» **Source excerpt**:
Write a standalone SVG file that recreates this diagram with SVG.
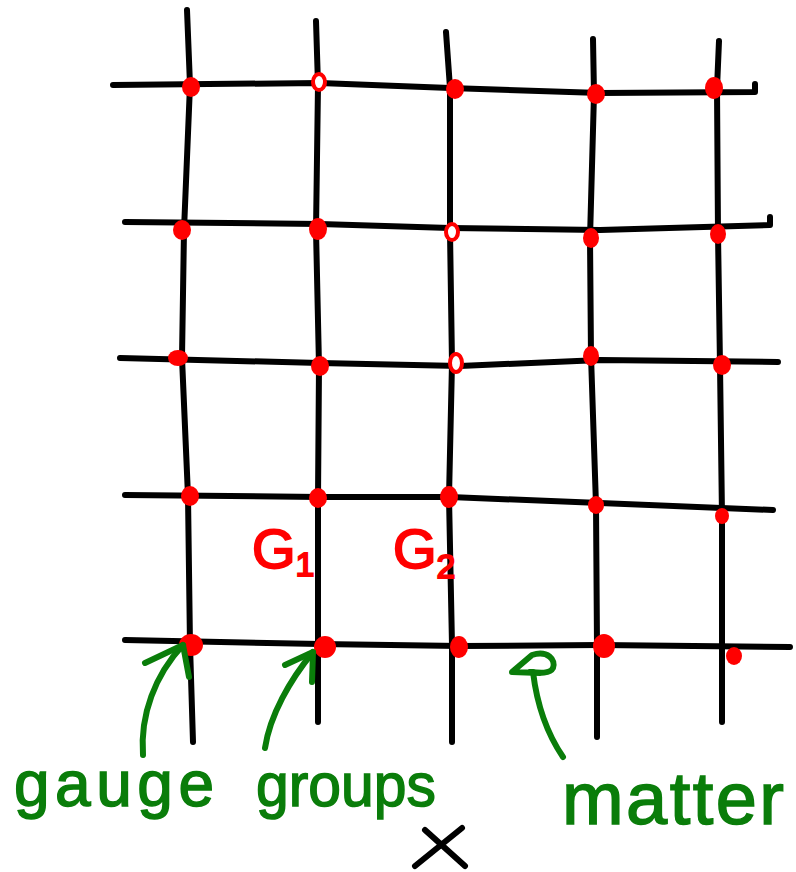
<svg xmlns="http://www.w3.org/2000/svg" width="796" height="872" viewBox="0 0 796 872">
<style>
.ln{fill:none;stroke:#000;stroke-width:6;stroke-linecap:round;stroke-linejoin:round}
.gr{fill:none;stroke:#0a7d0a;stroke-width:6;stroke-linecap:round;stroke-linejoin:round}
.dot{fill:#f00}
.ring{fill:#fff;stroke:#f00;stroke-width:4}
.red{fill:#f00;stroke:#f00;stroke-width:2;font-family:"Liberation Sans",Arial,sans-serif}
.gt{fill:#0a7d0a;stroke:#0a7d0a;stroke-width:1.5;font-family:"Liberation Sans",Arial,sans-serif}
</style>
<rect width="796" height="872" fill="#fff"/>
<g id="lattice">
<path class="ln" d="M113,85 L320,83 L450,88 L600,93 L755,92 L755,84"/>
<path class="ln" d="M125,222 L320,224 L450,228 L600,230 L770,225 L770,217"/>
<path class="ln" d="M120,358 L320,363 L460,366 L600,360 L778,362"/>
<path class="ln" d="M125,495 L320,497 L450,497 L600,503 L773,510"/>
<path class="ln" d="M125,640 L320,644 L460,646 L600,645 L790,647"/>
<path class="ln" d="M187,10 L190,85 L184,230 L182,358 L188,496 L190,645 L193,742"/>
<path class="ln" d="M316,21 L318,85 L316,230 L319,366 L318,498 L318,645 L318,722"/>
<path class="ln" d="M446,32 L450,88 L450,232 L452,363 L449,497 L452,645 L452,742"/>
<path class="ln" d="M593,39 L594,94 L590,238 L591,356 L596,505 L597,645 L597,737"/>
<path class="ln" d="M719,41 L717,88 L718,234 L720,365 L722,516 L722,645 L722,722"/>
</g>
<g id="sites">
<ellipse class="dot" cx="191" cy="87" rx="9" ry="10"/>
<ellipse class="ring" cx="319" cy="82" rx="6" ry="8"/>
<ellipse class="dot" cx="455" cy="89" rx="9" ry="10"/>
<ellipse class="dot" cx="596" cy="94" rx="9" ry="10"/>
<ellipse class="dot" cx="714" cy="88" rx="9" ry="11"/>
<ellipse class="dot" cx="182" cy="230" rx="9" ry="10"/>
<ellipse class="dot" cx="318" cy="229" rx="9" ry="11"/>
<ellipse class="ring" cx="452" cy="232" rx="6" ry="8"/>
<ellipse class="dot" cx="591" cy="238" rx="8" ry="10"/>
<ellipse class="dot" cx="718" cy="234" rx="8" ry="10"/>
<ellipse class="dot" cx="178" cy="358" rx="10" ry="8"/>
<ellipse class="dot" cx="320" cy="366" rx="9" ry="10"/>
<ellipse class="ring" cx="456" cy="363" rx="6" ry="9"/>
<ellipse class="dot" cx="591" cy="356" rx="8" ry="10"/>
<ellipse class="dot" cx="722" cy="365" rx="9" ry="10"/>
<ellipse class="dot" cx="190" cy="496" rx="9" ry="10"/>
<ellipse class="dot" cx="318" cy="498" rx="9" ry="10"/>
<ellipse class="dot" cx="449" cy="497" rx="9" ry="11"/>
<ellipse class="dot" cx="596" cy="505" rx="8" ry="9"/>
<ellipse class="dot" cx="722" cy="516" rx="7" ry="8"/>
<ellipse class="dot" cx="191" cy="645" rx="12" ry="11"/>
<ellipse class="dot" cx="325" cy="647" rx="11" ry="11"/>
<ellipse class="dot" cx="459" cy="647" rx="9" ry="11"/>
<ellipse class="dot" cx="604" cy="646" rx="11" ry="12"/>
<ellipse class="dot" cx="734" cy="656" rx="8" ry="9"/>
</g>
<g id="labels-G">
<text class="red" x="252" y="568" font-size="56">G<tspan font-size="34" dy="8">1</tspan></text>
<text class="red" x="393" y="568" font-size="56">G<tspan font-size="34" dy="10">2</tspan></text>
</g>
<g id="connectors">
<path class="gr" d="M143,755 C140,715 155,675 183,645"/>
<path class="gr" d="M145,663 L183,645 L189,677"/>
<path class="gr" d="M265,748 C270,715 290,680 313,652"/>
<path class="gr" d="M285,665 L313,652 L312,682"/>
<path class="gr" d="M563,757 C548,735 537,705 533,672"/>
<path class="gr" d="M540,673 L512,672 L532,655 C548,650 556,660 553,668 C550,674 540,673 530,672"/>
</g>
<g id="text-labels">
<text class="gt" x="14" y="806" font-size="64" textLength="200" lengthAdjust="spacing">gauge</text>
<text class="gt" x="256" y="806" font-size="62" textLength="180" lengthAdjust="spacingAndGlyphs">groups</text>
<text class="gt" x="562" y="824" font-size="74" textLength="222" lengthAdjust="spacing">matter</text>
</g>
<g id="cross">
<path class="ln" d="M425,830 L465,866 M462,828 L415,866"/>
</g>
</svg>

» **Goal**:
Write out the whole listing again, exactly, with no pictures.

» **Task response**:
Write a standalone SVG file that recreates this diagram with SVG.
<svg xmlns="http://www.w3.org/2000/svg" width="796" height="872" viewBox="0 0 796 872">
<style>
.ln{fill:none;stroke:#000;stroke-width:6;stroke-linecap:round;stroke-linejoin:round}
.gr{fill:none;stroke:#0a7d0a;stroke-width:6;stroke-linecap:round;stroke-linejoin:round}
.dot{fill:#f00}
.ring{fill:#fff;stroke:#f00;stroke-width:4}
.red{fill:#f00;stroke:#f00;stroke-width:2;font-family:"Liberation Sans",Arial,sans-serif}
.gt{fill:#0a7d0a;stroke:#0a7d0a;stroke-width:1.5;font-family:"Liberation Sans",Arial,sans-serif}
</style>
<rect width="796" height="872" fill="#fff"/>
<g id="lattice">
<path class="ln" d="M113,85 L320,83 L450,88 L600,93 L755,92 L755,84"/>
<path class="ln" d="M125,222 L320,224 L450,228 L600,230 L770,225 L770,217"/>
<path class="ln" d="M120,358 L320,363 L460,366 L600,360 L778,362"/>
<path class="ln" d="M125,495 L320,497 L450,497 L600,503 L773,510"/>
<path class="ln" d="M125,640 L320,644 L460,646 L600,645 L790,647"/>
<path class="ln" d="M187,10 L190,85 L184,230 L182,358 L188,496 L190,645 L193,742"/>
<path class="ln" d="M316,21 L318,85 L316,230 L319,366 L318,498 L318,645 L318,722"/>
<path class="ln" d="M446,32 L450,88 L450,232 L452,363 L449,497 L452,645 L452,742"/>
<path class="ln" d="M593,39 L594,94 L590,238 L591,356 L596,505 L597,645 L597,737"/>
<path class="ln" d="M719,41 L717,88 L718,234 L720,365 L722,516 L722,645 L722,722"/>
</g>
<g id="sites">
<ellipse class="dot" cx="191" cy="87" rx="9" ry="10"/>
<ellipse class="ring" cx="319" cy="82" rx="6" ry="8"/>
<ellipse class="dot" cx="455" cy="89" rx="9" ry="10"/>
<ellipse class="dot" cx="596" cy="94" rx="9" ry="10"/>
<ellipse class="dot" cx="714" cy="88" rx="9" ry="11"/>
<ellipse class="dot" cx="182" cy="230" rx="9" ry="10"/>
<ellipse class="dot" cx="318" cy="229" rx="9" ry="11"/>
<ellipse class="ring" cx="452" cy="232" rx="6" ry="8"/>
<ellipse class="dot" cx="591" cy="238" rx="8" ry="10"/>
<ellipse class="dot" cx="718" cy="234" rx="8" ry="10"/>
<ellipse class="dot" cx="178" cy="358" rx="10" ry="8"/>
<ellipse class="dot" cx="320" cy="366" rx="9" ry="10"/>
<ellipse class="ring" cx="456" cy="363" rx="6" ry="9"/>
<ellipse class="dot" cx="591" cy="356" rx="8" ry="10"/>
<ellipse class="dot" cx="722" cy="365" rx="9" ry="10"/>
<ellipse class="dot" cx="190" cy="496" rx="9" ry="10"/>
<ellipse class="dot" cx="318" cy="498" rx="9" ry="10"/>
<ellipse class="dot" cx="449" cy="497" rx="9" ry="11"/>
<ellipse class="dot" cx="596" cy="505" rx="8" ry="9"/>
<ellipse class="dot" cx="722" cy="516" rx="7" ry="8"/>
<ellipse class="dot" cx="191" cy="645" rx="12" ry="11"/>
<ellipse class="dot" cx="325" cy="647" rx="11" ry="11"/>
<ellipse class="dot" cx="459" cy="647" rx="9" ry="11"/>
<ellipse class="dot" cx="604" cy="646" rx="11" ry="12"/>
<ellipse class="dot" cx="734" cy="656" rx="8" ry="9"/>
</g>
<g id="labels-G">
<text class="red" x="252" y="568" font-size="56">G<tspan font-size="34" dy="8">1</tspan></text>
<text class="red" x="393" y="568" font-size="56">G<tspan font-size="34" dy="10">2</tspan></text>
</g>
<g id="connectors">
<path class="gr" d="M143,755 C140,715 155,675 183,645"/>
<path class="gr" d="M145,663 L183,645 L189,677"/>
<path class="gr" d="M265,748 C270,715 290,680 313,652"/>
<path class="gr" d="M285,665 L313,652 L312,682"/>
<path class="gr" d="M563,757 C548,735 537,705 533,672"/>
<path class="gr" d="M540,673 L512,672 L532,655 C548,650 556,660 553,668 C550,674 540,673 530,672"/>
</g>
<g id="text-labels">
<text class="gt" x="14" y="806" font-size="64" textLength="200" lengthAdjust="spacing">gauge</text>
<text class="gt" x="256" y="806" font-size="62" textLength="180" lengthAdjust="spacingAndGlyphs">groups</text>
<text class="gt" x="562" y="824" font-size="74" textLength="222" lengthAdjust="spacing">matter</text>
</g>
<g id="cross">
<path class="ln" d="M425,830 L465,866 M462,828 L415,866"/>
</g>
</svg>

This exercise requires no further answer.